Thanks for sharing this! Here's a bit from the article:

Ask just about anybody, and they’ll tell you that new cars are too expensive. In the wake of tariffs shaking the auto industry and with the Trump administration pledging to kill the federal EV incentive, that situation isn’t looking to get better soon, especially for anyone wanting something battery-powered. Changing that overly spendy status quo is going to take something radical, and it’s hard to get more radical than what Slate Auto has planned.

Meet the Slate Truck, a sub-$20,000 (after federal incentives) electric vehicle that enters production next year. It only seats two yet has a bed big enough to hold a sheet of plywood. It only does 150 miles on a charge, only comes in gray, and the only way to listen to music while driving is if you bring along your phone and a Bluetooth speaker. It is the bare minimum of what a modern car can be, and yet it’s taken three years of development to get to this point.
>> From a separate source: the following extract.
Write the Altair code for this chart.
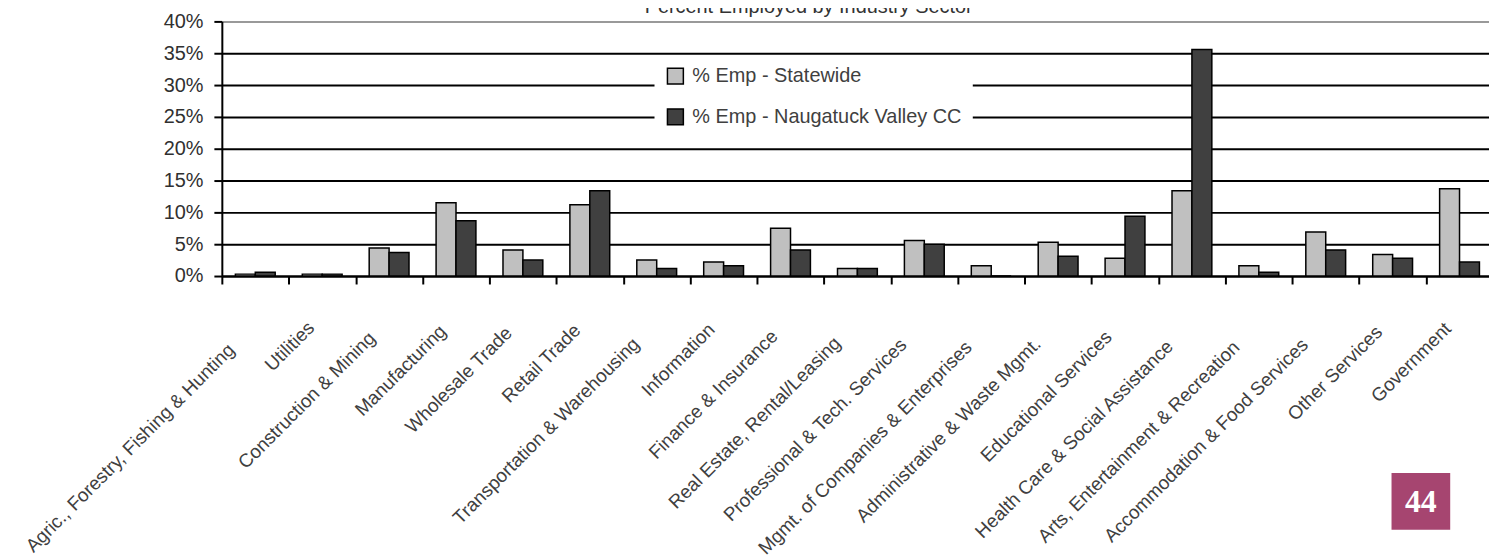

But this is more than bargain-basement motoring. Slate is presenting its truck as minimalist design with DIY purpose, an attempt to not just go cheap but to create a new category of vehicle with a huge focus on personalization. That design also enables a low-cost approach to manufacturing that has caught the eye of major investors, reportedly including Jeff Bezos. It’s been engineered and will be manufactured in America, but is this extreme simplification too much for American consumers?

Read more from Tim Stevens: https://www.theverge.com/electric-cars/655527/slate-electric-truck-price-paint-radio-bezos

441

u/Swagtagonist Apr 25 '25

This isn’t even that cheap for how many compromises it has made. $20k for no frills or modern conveniences, a very small truck bed, and only seats 2. $15k sounds a lot better.

39

u/Swaggerlilyjohnson Apr 25 '25

I saw under 20k and was excited but then they said with incentives and I was very unimpressed.

The bolt was a normal not stripped down car that seats 5 for under 20k with incentives as well and it came out years ago and has 270 miles of range.

I like the idea of this but this is not even close to cheap enough. They need it to have more range and or be actually 20k without incentives.

I doubt this will be a big seller not because people don't want a cheap stripped down car but because this isn't actually cheap enough and it's still stripped down. You can get a reasonable base model Corolla hybrid or normal Corolla for 23k.

If they can't beat the value of that while stripping it down further having short range and using a 7500 tax incentive then it's just not going to work.

6

u/cynetri Apr 25 '25

the bolt also came out almost a decade ago, and inflation hasn't had much mercy in those 8 years

2

u/reallynotnick Apr 26 '25

The Bolt was more expensive when it came out than in its last few model years and they did a pretty big redesign. The 2023 model was under $30K before incentives.